Dikatakannya lagi, buku LK. Ara ini—seorang penyair, budayawan, dan putra Gayo yang telah mendedikasikan hidupnya untuk menjaga nyala tradisi dari padam—bukan hanya dokumentasi, tetapi napas panjang dari satu peradaban seni yang telah lama berdiri tegak di dataran tinggi.

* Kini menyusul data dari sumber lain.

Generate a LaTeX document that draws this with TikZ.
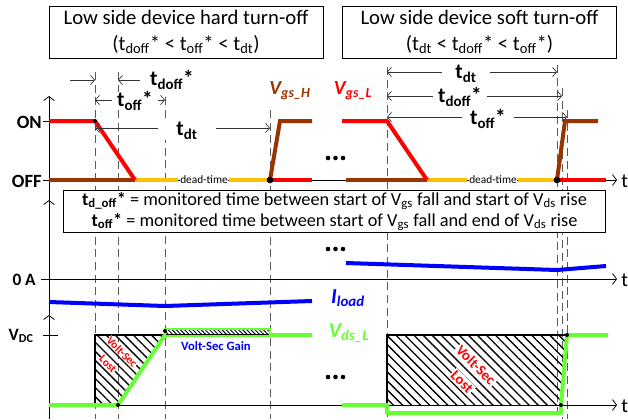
\documentclass[tikz,border=0pt]{standalone}
\usepackage{fontspec}
\setmainfont{Carlito}
\usetikzlibrary{arrows.meta,patterns.meta}
\definecolor{vred}{HTML}{FF0000}
\definecolor{vbrown}{HTML}{993300}
\definecolor{vyellow}{HTML}{FFC000}
\definecolor{vgreen}{HTML}{66FF33}
\definecolor{vblue}{HTML}{0000FF}
\definecolor{guidegray}{HTML}{595959}
\newcommand{\sbs}[1]{\textsubscript{#1}}
\newcommand{\fs}[1]{\fontsize{#1}{#1}\selectfont}
\begin{document}
\begin{tikzpicture}[x=0.75pt,y=-0.75pt,
  axisline/.style={black, line width=0.6pt, -{Straight Barb[length=3pt,width=8pt]}},
  dimline/.style={black!80, line width=0.5pt, {Straight Barb[length=3pt,width=7pt]}-{Straight Barb[length=3pt,width=7pt]}},
  halfdim/.style={black!80, line width=0.5pt, -{Straight Barb[length=3pt,width=7pt]}},
  guide/.style={guidegray, line width=0.6pt, dash pattern=on 6pt off 3.5pt},
  wave/.style={line width=3pt},
  dimlabel/.style={font=\fs{16}\bfseries, fill=white, inner ysep=0pt},
  lvl/.style={font=\fs{14}\bfseries, inner sep=0pt, anchor=east},
  tlabel/.style={font=\fs{15}, inner sep=0pt, anchor=west},
  hatch/.style={pattern={Lines[angle=-45,distance=4.8pt,line width=1pt]}},
  hatchfine/.style={pattern={Lines[angle=-45,distance=2.2pt,line width=0.7pt]}},
  dotmark/.style={fill=black, circle, inner sep=0pt},
  lostlabel/.style={text=vred, fill=white, inner sep=1pt},
]
\useasboundingbox (0,0) rectangle (628,419);

% ---- guide lines (dashed) ----
\foreach \gx/\gy/\nm in {95/72/ga,118/72/gb,165/97/gc,270/110/gd,387/67/ge,557/65/gf,562/88/gg,567/110/gh}{
  \coordinate (\nm) at (\gx,\gy);
  \coordinate (\nm-b) at (\gx,419);
  \draw[guide] (\nm) -- (\nm-b);
}

% ---- axes ----
\coordinate (vaxbot) at (49,419);
\coordinate (vax3) at (49,315);
\coordinate (vax2) at (49,200);
\coordinate (vax1) at (49,96);
\draw[axisline] (vaxbot) -- (vax3);
\draw[axisline] (vax3) -- (vax2);
\draw[axisline] (vax2) -- (vax1);

\coordinate (ax1l) at (43,180); \coordinate (ax1r) at (617,180);
\coordinate (ax2l) at (41,279); \coordinate (ax2r) at (617,279);
\coordinate (ax3l) at (49,405); \coordinate (ax3r) at (617,405);
\draw[axisline] (ax1l) -- (ax1r);
\draw[axisline] (ax2l) -- (ax2r);
\draw[axisline] (ax3l) -- (ax3r);
\draw[black, line width=0.6pt] (43,121) -- (57,121);
\draw[black, line width=0.6pt] (43,335) -- (58,335);

\node[tlabel] (t1) at (621,181) {t};
\node[tlabel] (t2) at (621,280) {t};
\node[tlabel] (t3) at (621,406) {t};

\node[lvl] (on) at (42,122) {ON};
\node[lvl] (off) at (42,181) {OFF};
\node[lvl, font=\fs{13}\bfseries] (zeroA) at (36,280) {0 A};
\node[lvl, font=\fs{13}\bfseries] (vdc) at (34,336) {V\sbs{DC}};

% ---- titles ----
\node[draw, line width=0.6pt, minimum width=205.5pt, minimum height=39pt, align=center,
      font=\fontsize{15.5}{19.5}\selectfont, inner sep=0pt] (titleL) at (186,32)
  {Low side device hard turn-off\\(t\sbs{doff}* < t\sbs{off}* < t\sbs{dt})};
\node[draw, line width=0.6pt, minimum width=206pt, minimum height=39pt, align=center,
      font=\fontsize{15.5}{19.5}\selectfont, inner sep=0pt] (titleR) at (479.5,32)
  {Low side device soft turn-off\\(t\sbs{dt} < t\sbs{doff}* < t\sbs{off}*)};

% ---- Vgs waveforms, left ----
\draw[wave, vyellow] (135,180) -- (178,180);
\draw[wave, vyellow] (229,180) -- (270,180);
\draw[wave, vbrown] (49,180) -- (135,180);
\draw[wave, vred, line join=round] (49,121) -- (95,121) -- (135,180);
\draw[wave, vred] (270,180) -- (312,180);
\draw[wave, vbrown] (270,180) -- (280,121) -- (312,121);
\node[dotmark, minimum size=3pt] (d1) at (95,121) {};
\node[dotmark, minimum size=5pt] (d2) at (270,180) {};
\node[font=\fs{8.5}, fill=white, inner sep=0.5pt] (dtL) at (204,180) {dead-time};

% ---- Vgs waveforms, right ----
\draw[wave, vyellow] (427,180) -- (467,180);
\draw[wave, vyellow] (518,180) -- (557,180);
\draw[wave, vbrown] (346,180) -- (427,180);
\draw[wave, vred, line join=round] (342,121) -- (387,121) -- (427,180);
\draw[wave, vred] (557,180) -- (606,180);
\draw[wave, vbrown] (557,180) -- (565,121) -- (598,121);
\node[dotmark, minimum size=5pt] (d3) at (557,180) {};
\node[font=\fs{8.5}, fill=white, inner sep=0.5pt] (dtR) at (493,180) {dead-time};

\node[text=vbrown, font=\fs{15}\bfseries\itshape] (vgsh) at (290,91) {V\sbs{gs\_H}};
\node[text=vred, font=\fs{15}\bfseries\itshape] (vgsl) at (353,91) {V\sbs{gs\_L}};

% ellipses
\foreach \cy in {158,249,377}{
  \foreach \cx in {328,335.5,343}{ \fill (\cx,\cy) circle (2.3); }
}

% ---- dimension arrows, left ----
\draw[halfdim] (70,80) -- (ga |- 0,80);
\draw[halfdim] (140,80) -- (gb |- 0,80);
\node[font=\fs{16}\bfseries, inner sep=0pt] (tdoffL) at (172,80) {t\sbs{doff}*};
\draw[dimline] (ga |- 0,100) -- (gc |- 0,100);
\node[dimlabel, inner xsep=4pt] (toffL) at (135,101) {t\sbs{off}*};
\draw[dimline] (ga |- 0,128) -- (gd |- 0,128);
\node[dimlabel, inner xsep=14pt] (tdtL) at (187,131) {t\sbs{dt}};

% ---- dimension arrows, right ----
\draw[dimline] (ge |- 0,72) -- (gf |- 0,72);
\node[dimlabel, inner xsep=10pt] (tdtR) at (466,74) {t\sbs{dt}};
\draw[dimline] (ge |- 0,96) -- (gg |- 0,96);
\node[dimlabel, inner xsep=4pt] (tdoffR) at (460,97) {t\sbs{doff}*};
\draw[dimline] (ge |- 0,117) -- (gh |- 0,117);
\node[dimlabel, inner xsep=6pt] (toffR) at (488,119) {t\sbs{off}*};

% ---- legend ----
\node[draw, fill=white, line width=0.6pt, minimum width=407pt, minimum height=32pt, align=center,
      font=\fontsize{13.7}{15.75}\selectfont, inner sep=0pt] (legend) at (334.5,211.5)
  {\textbf{t\sbs{d\_off}*} = monitored time between start of V\sbs{gs} fall and start of V\sbs{ds} rise\\
   \textbf{t\sbs{off}*} = monitored time between start of V\sbs{gs} fall and end of V\sbs{ds} rise};

% ---- load current ----
\draw[wave, vblue] (49,302) -- (165,306) -- (312,301);
\draw[wave, vblue] (346,263) -- (557,270) -- (606,266);
\node[text=vblue, font=\fs{16}\bfseries\itshape] (iload) at (348,298) {I\sbs{load}};

% ---- Vds, left ----
\fill[hatch] (95,335) -- (165,335) -- (118,405) -- (95,405) -- cycle;
\draw[black, line width=1pt] (95,405) -- (95,335) -- (270,335);
\draw[vgreen, line width=1.3pt, hatchfine] (165,329) rectangle (270,336);
\draw[wave, vgreen, line join=round] (49,405) -- (118,405) -- (165,335);
\draw[vgreen, line width=2.2pt] (165,329) -- (270,329);
\draw[wave, vgreen] (270,335) -- (312,335);
\node[dotmark, minimum size=3pt] (d4) at (118,405) {};
\node[dotmark, minimum size=3pt] (d5) at (165,331) {};
\node[lostlabel, rotate=-45, font=\fs{8.5}\bfseries, inner sep=0.3pt] (lostL1) at (122,352) {Volt-Sec};
\node[lostlabel, rotate=-45, font=\fs{8.5}\bfseries, inner sep=0.3pt] (lostL2) at (108,364) {Lost};
\node[text=vblue, font=\fs{9.5}\bfseries] (gain) at (216,346) {Volt-Sec Gain};

% ---- Vds, right ----
\fill[hatch] (387,335) -- (567,335) -- (561,405) -- (387,405) -- cycle;
\draw[black, line width=1pt] (387,405) -- (387,335) -- (567,335);
\draw[wave, vgreen, line join=round] (342,405) -- (387,405) -- (387,413) -- (561,413) -- (561,405) -- (567,335) -- (608,335);
\node[dotmark, minimum size=3pt] (d6) at (561,405) {};
\node[dotmark, minimum size=3pt] (d7) at (567,335) {};
\node[lostlabel, rotate=-45, font=\fs{11}\bfseries] (lostR1) at (476,365) {Volt-Sec};
\node[lostlabel, rotate=-45, font=\fs{11}\bfseries] (lostR2) at (462,382) {Lost};

\node[text=vgreen, font=\fs{16}\bfseries\itshape] (vdsl) at (349,333) {V\sbs{ds\_L}};
\end{tikzpicture}
\end{document}
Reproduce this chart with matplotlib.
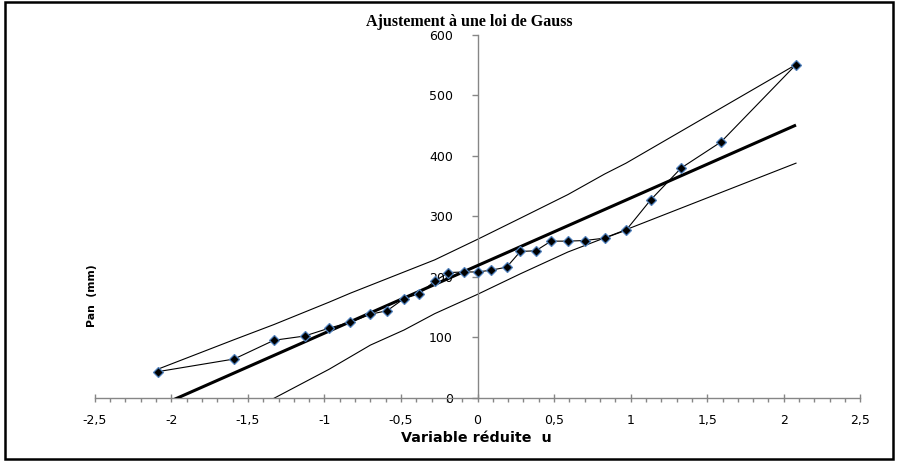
import matplotlib
matplotlib.use("Agg")
import matplotlib.pyplot as plt
from matplotlib.patches import Rectangle
from matplotlib.ticker import MultipleLocator, FixedLocator

# ---- data ----
u_obs = [-2.09, -1.59, -1.33, -1.13, -0.97, -0.83, -0.70, -0.59, -0.48, -0.38,
         -0.28, -0.19, -0.09, 0.00, 0.09, 0.19, 0.28, 0.38, 0.48, 0.59,
         0.70, 0.83, 0.97, 1.13, 1.33, 1.59, 2.08]
pan_obs = [43, 64, 95, 102, 115, 125, 138, 144, 164, 172,
           193, 207, 208, 208, 211, 216, 242, 243, 259, 259,
           260, 264, 277, 327, 380, 423, 551]

u_fit = [-2.09, 2.08]
pan_fit = [-15, 451]

u_up = [-2.09, -1.59, -1.33, -0.97, -0.83, -0.70, -0.28, 0.00, 0.28, 0.59, 0.83, 0.97, 2.08]
pan_up = [47, 96, 121, 158, 173, 186, 228, 262, 297, 336, 370, 388, 551]

u_low = [-2.09, -1.33, -0.97, -0.70, -0.48, -0.28, 0.00, 0.28, 0.59, 0.97, 2.08]
pan_low = [-100, -1, 47, 87, 112, 139, 171, 205, 241, 278, 388]

x_ticks = [-2.5, -2, -1.5, -1, -0.5, 0, 0.5, 1, 1.5, 2, 2.5]
x_tick_labels = ["-2,5", "-2", "-1,5", "-1", "-0,5", "0", "0,5", "1", "1,5", "2", "2,5"]
y_ticks = [0, 100, 200, 300, 400, 500, 600]

title = "Ajustement à une loi de Gauss"
xlabel = "Variable réduite  u"
ylabel = "Pan  (mm)"

# ---- figure ----
W, H = 899, 462
fig = plt.figure(figsize=(W / 100, H / 100), dpi=100)
fig.patch.set_facecolor("white")

def fx(px):
    return px / W

def fy(py):
    return 1 - py / H

left, right, top, bottom = 94.8, 860.3, 35.0, 397.7
ax = fig.add_axes([fx(left), fy(bottom), fx(right - left), (bottom - top) / H])
ax.set_facecolor("none")

ax.set_xlim(-2.5, 2.5)
ax.set_ylim(0, 600)

axis_col = "#868686"
ax.spines["top"].set_visible(False)
ax.spines["right"].set_visible(False)
ax.spines["left"].set_position(("data", 0))
for s in ("left", "bottom"):
    ax.spines[s].set_color(axis_col)
    ax.spines[s].set_linewidth(1.0)

ax.xaxis.set_major_locator(FixedLocator(x_ticks))
ax.set_xticklabels(x_tick_labels)
ax.xaxis.set_minor_locator(MultipleLocator(0.1))
ax.set_yticks(y_ticks)
ax.set_yticklabels([str(v) for v in y_ticks])

tick_font = "DejaVu Sans"
ax.tick_params(axis="x", which="major", direction="inout", length=6, width=1,
               color=axis_col, labelsize=9, pad=9)
ax.tick_params(axis="x", which="minor", direction="out", length=3, width=1,
               color=axis_col)
ax.tick_params(axis="y", which="major", direction="out", length=4.3, width=1,
               color=axis_col, labelsize=9, pad=13.5)
for lab in ax.get_xticklabels() + ax.get_yticklabels():
    lab.set_family(tick_font)

# bands
ax.plot(u_up, pan_up, color="black", lw=0.8, zorder=2)
ax.plot(u_low, pan_low, color="black", lw=0.8, zorder=2)
# fit line
ax.plot(u_fit, pan_fit, color="black", lw=2.2, zorder=3, solid_capstyle="butt")
# observations
ax.plot(u_obs, pan_obs, color="black", lw=0.8, marker="D", markersize=5,
        markerfacecolor="black", markeredgecolor="#4F81BD", markeredgewidth=0.9,
        zorder=4)

# texts
fig.text(fx(469), fy(22), title, ha="center", va="center",
         family="Liberation Serif", fontweight="bold", fontsize=11.5)
fig.text(fx(476), fy(438), xlabel, ha="center", va="center",
         family="DejaVu Sans", fontweight="bold", fontsize=10.3)
fig.text(fx(92), fy(296), ylabel, ha="center", va="center", rotation=90,
         family="DejaVu Sans", fontweight="bold", fontsize=7.8)

# outer border
fig.patches.append(Rectangle((fx(5), fy(459)), fx(888), (459 - 2) / H,
                             transform=fig.transFigure, fill=False,
                             edgecolor="black", linewidth=1.8, zorder=10))

fig.savefig("out.png", dpi=100)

“Di dalamnya kita temukan cinta pada kampung halaman, pada syair tua yang berdenyut di tubuh Didong, dan pada lenggang sakral Tari Guel yang melambangkan kemuliaan. Sebagai Rektor Institut Seni Budaya Indonesia (ISBI) Aceh, saya menilai buku ini sangat penting sebagai bahan ajar, rujukan ilmiah, maupun sebagai ruang apresiasi budaya,” pungkasnya.
Endo Suanda, etnomusikolog, menyatakan rasa sangat terhormat bisa memberikan kata sambutan pada buku karya LK. Ara, penyair dan budayawan sepuh tetapi semangat dan produktivitasnya tak pernah surut.
“Buku ini adalah dokumentasi peristiwa dan literasi penting dari perjalanan seni pertunjukan Nusantara. Didong dan Tari Guel, sebagai dua ekspresi seni khas masyarakat Gayo, adalah mahkota tradisi yang tidak hanya memukau dan menghibur dalam tampilan, tetapi juga menyimpan filsafat, nilai kolektif, serta kearifan lokal yang kaya—yang tersurat, tersirat maupun tersembunyi—menjadi denyut hidup masyarakat Gayo,” katanya.
Penerbitan buku ini bukan semata pelestarian masa lalu, tetapi juga pewarisan demi menerus ke depan.
“Ia adalah jembatan bagi generasi muda agar mengenal akar, merasakan energi luhur, demi perkembangan seni pertunjukan kini dan esok. Dengan terbitnya buku ini—yang ditulis dengan ungkapan-ungkapan puitis selembut sutra dan setajam samurai—semoga lebih terbuka ruang luas bagi kreativitas panggung seni dan kajian akademik, hingga meningkat pula pengetahuan dan pengakuan dunia terhadap keunikan budaya Gayo,” ucap Endo Suanda.